I believe that most of the problems related to questionable materials evolve from three things:

1. Many folks are not paying close attention to the rules. Even on a veteran team, it can be difficult keeping everybody on the same page when it comes to materials. Too often, I have to look someone on my team in the eye who has spent many hours developing something and say "Sorry, can't do that, it's not legal". Folks just don't like to read and pay attention to the rules. Many veterans try to apply rules from prior years to the current year. If there isn't someone on the team dedicated to keeping everything on the up and up, then it's easy to go to the show with something questionable because most don’t know the difference.

2. Interpretation of the materials list and rules also leads to confusion among other teams. You and I may read something in the materials list and interpret it in two different ways (last years “timing" belt rule comes to mind). To me, a timing belt is a cogged belt that maintains a constant relationship between the two pulleys it’s connecting (no slip). To others, it could be a v-belt that has relief cuts in it for flexibility reasons.

3. Communications between FIRST and the teams clouds the “what’s legal” issues. No need to explain this one. I think we all have beaten this horse …..

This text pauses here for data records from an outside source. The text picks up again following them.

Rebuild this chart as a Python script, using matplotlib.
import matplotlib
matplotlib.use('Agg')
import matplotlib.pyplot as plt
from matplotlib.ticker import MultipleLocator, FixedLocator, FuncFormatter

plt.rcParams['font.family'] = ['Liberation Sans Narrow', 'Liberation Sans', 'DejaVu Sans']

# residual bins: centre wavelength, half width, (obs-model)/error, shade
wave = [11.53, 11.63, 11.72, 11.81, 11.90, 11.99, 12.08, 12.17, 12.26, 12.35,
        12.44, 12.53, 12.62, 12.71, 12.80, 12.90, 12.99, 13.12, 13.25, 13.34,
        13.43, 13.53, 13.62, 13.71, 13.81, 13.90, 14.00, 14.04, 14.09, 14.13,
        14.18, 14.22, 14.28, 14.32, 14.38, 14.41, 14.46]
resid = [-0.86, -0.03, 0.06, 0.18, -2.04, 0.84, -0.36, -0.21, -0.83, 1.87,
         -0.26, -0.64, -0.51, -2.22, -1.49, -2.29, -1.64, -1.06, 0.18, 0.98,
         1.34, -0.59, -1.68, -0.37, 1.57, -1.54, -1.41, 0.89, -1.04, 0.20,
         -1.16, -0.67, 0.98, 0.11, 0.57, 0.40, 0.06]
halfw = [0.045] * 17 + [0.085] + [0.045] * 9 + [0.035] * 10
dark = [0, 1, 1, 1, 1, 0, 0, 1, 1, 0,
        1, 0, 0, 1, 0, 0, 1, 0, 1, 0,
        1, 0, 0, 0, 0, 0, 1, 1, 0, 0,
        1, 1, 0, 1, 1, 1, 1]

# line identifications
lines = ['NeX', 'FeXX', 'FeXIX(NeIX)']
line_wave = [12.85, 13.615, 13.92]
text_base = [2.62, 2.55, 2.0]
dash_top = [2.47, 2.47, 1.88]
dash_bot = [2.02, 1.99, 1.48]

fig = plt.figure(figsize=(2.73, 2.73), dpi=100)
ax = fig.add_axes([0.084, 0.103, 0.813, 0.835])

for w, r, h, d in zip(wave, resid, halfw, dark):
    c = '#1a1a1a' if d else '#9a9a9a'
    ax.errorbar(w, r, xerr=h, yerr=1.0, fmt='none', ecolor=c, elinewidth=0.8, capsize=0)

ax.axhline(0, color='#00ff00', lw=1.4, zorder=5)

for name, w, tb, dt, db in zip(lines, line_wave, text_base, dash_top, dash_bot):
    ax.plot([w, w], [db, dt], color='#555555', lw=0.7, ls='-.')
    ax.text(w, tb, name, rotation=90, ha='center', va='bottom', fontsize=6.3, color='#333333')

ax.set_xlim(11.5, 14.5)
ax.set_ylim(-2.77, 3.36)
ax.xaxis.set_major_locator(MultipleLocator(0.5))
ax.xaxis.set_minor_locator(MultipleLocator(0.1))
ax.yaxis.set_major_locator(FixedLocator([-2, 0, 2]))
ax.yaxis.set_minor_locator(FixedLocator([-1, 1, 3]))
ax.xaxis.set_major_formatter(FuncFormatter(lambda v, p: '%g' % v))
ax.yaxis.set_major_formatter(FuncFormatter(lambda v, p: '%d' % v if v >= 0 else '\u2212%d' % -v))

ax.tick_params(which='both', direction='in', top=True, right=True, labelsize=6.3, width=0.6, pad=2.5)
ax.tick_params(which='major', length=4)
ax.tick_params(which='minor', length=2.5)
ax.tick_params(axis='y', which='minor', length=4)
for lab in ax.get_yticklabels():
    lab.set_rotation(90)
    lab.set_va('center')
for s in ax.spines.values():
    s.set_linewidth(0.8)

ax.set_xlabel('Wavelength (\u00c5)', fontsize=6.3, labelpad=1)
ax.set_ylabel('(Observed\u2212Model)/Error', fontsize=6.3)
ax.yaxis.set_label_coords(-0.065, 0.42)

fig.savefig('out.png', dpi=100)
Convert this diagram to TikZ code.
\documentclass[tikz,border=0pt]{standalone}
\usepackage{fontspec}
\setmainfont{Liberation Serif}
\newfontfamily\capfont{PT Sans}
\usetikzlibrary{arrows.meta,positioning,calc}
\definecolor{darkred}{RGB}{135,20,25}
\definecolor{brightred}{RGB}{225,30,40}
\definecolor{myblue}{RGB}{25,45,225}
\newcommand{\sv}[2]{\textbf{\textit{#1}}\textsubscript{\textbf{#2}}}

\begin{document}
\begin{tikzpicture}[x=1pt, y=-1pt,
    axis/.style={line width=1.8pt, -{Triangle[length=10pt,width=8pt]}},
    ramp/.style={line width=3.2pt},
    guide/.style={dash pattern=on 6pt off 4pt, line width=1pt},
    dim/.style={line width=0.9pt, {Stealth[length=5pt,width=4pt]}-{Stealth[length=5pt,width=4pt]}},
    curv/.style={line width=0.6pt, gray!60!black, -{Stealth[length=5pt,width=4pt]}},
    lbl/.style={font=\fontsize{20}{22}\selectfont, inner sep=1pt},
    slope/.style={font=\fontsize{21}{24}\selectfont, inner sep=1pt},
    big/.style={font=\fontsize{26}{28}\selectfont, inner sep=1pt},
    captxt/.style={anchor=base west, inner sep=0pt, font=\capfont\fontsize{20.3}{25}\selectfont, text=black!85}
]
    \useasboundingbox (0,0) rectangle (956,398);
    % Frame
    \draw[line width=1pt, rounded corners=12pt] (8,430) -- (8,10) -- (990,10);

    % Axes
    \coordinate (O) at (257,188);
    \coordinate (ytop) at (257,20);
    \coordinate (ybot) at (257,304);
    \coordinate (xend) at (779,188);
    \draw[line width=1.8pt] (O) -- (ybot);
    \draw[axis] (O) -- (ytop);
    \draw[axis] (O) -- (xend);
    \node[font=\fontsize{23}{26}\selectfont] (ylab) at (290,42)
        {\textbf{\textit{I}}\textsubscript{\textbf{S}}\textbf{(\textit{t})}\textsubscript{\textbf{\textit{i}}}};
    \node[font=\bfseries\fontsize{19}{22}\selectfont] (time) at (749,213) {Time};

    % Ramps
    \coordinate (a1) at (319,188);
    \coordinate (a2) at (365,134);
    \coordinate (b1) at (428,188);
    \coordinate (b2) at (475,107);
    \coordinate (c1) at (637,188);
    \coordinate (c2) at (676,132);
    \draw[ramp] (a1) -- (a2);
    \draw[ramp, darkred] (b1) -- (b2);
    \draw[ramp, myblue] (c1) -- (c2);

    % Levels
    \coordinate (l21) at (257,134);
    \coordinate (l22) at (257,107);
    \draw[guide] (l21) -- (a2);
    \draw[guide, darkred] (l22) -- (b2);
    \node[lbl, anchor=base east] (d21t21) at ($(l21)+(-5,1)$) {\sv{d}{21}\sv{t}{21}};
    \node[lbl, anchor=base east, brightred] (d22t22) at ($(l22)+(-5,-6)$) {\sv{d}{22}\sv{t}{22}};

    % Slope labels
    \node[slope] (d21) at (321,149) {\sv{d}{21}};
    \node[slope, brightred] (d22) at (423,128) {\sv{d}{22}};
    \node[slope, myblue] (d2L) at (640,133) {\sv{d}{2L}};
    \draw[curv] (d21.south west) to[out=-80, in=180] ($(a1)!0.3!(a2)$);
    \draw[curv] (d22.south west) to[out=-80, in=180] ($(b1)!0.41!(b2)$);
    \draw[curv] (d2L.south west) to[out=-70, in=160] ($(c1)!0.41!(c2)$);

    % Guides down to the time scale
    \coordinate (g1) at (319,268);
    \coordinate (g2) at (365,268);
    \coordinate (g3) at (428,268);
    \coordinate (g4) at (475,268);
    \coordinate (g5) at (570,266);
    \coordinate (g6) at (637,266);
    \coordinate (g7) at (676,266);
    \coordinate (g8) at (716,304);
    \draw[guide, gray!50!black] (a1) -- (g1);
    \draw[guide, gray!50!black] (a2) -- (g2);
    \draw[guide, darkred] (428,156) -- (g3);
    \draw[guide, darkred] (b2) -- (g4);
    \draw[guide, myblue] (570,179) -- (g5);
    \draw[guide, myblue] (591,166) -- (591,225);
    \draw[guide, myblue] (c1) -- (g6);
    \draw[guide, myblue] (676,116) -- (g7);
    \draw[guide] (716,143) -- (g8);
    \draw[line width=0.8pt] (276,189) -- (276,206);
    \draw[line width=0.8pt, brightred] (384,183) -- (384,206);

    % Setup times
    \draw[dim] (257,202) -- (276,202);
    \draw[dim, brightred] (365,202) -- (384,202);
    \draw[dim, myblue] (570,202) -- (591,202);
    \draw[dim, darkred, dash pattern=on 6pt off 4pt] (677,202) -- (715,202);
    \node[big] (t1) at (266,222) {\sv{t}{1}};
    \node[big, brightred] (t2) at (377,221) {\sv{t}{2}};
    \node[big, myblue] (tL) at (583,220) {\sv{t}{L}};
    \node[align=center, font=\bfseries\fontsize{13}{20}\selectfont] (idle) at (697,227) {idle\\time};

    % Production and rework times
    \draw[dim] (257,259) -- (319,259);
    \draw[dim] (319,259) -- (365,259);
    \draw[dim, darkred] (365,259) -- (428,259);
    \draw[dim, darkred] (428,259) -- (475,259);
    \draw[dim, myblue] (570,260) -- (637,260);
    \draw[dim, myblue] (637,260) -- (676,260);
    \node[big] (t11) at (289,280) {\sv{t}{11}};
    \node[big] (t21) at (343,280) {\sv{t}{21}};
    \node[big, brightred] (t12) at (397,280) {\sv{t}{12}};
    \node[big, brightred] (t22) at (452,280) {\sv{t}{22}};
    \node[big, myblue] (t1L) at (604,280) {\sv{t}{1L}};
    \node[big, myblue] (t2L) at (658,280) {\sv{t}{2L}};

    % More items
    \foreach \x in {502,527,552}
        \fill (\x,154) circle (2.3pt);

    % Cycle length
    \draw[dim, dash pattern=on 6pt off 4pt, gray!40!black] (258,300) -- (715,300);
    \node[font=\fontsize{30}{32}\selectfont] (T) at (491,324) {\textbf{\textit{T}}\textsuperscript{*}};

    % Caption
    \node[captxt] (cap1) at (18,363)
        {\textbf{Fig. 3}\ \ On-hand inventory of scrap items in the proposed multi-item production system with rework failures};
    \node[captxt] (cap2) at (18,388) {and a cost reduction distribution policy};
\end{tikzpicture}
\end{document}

It all boils down to that “Gracious Professionalism” thing and your conscious. If your team isn’t paying attention to the rules and you can live with that, then you don’t get it. If you are playing to the best of your ability and are satisfied that you have made every effort to play fair, even if a few others disagree with your interpretation, then your A1 in my book. I never have taken another team to the mat at a competition. I explain it to our students as a difference in interpretation when I can. I wait for the FIRST feedback session to lobby for more concise rules and/or changes. I urge you to participate in this feedback.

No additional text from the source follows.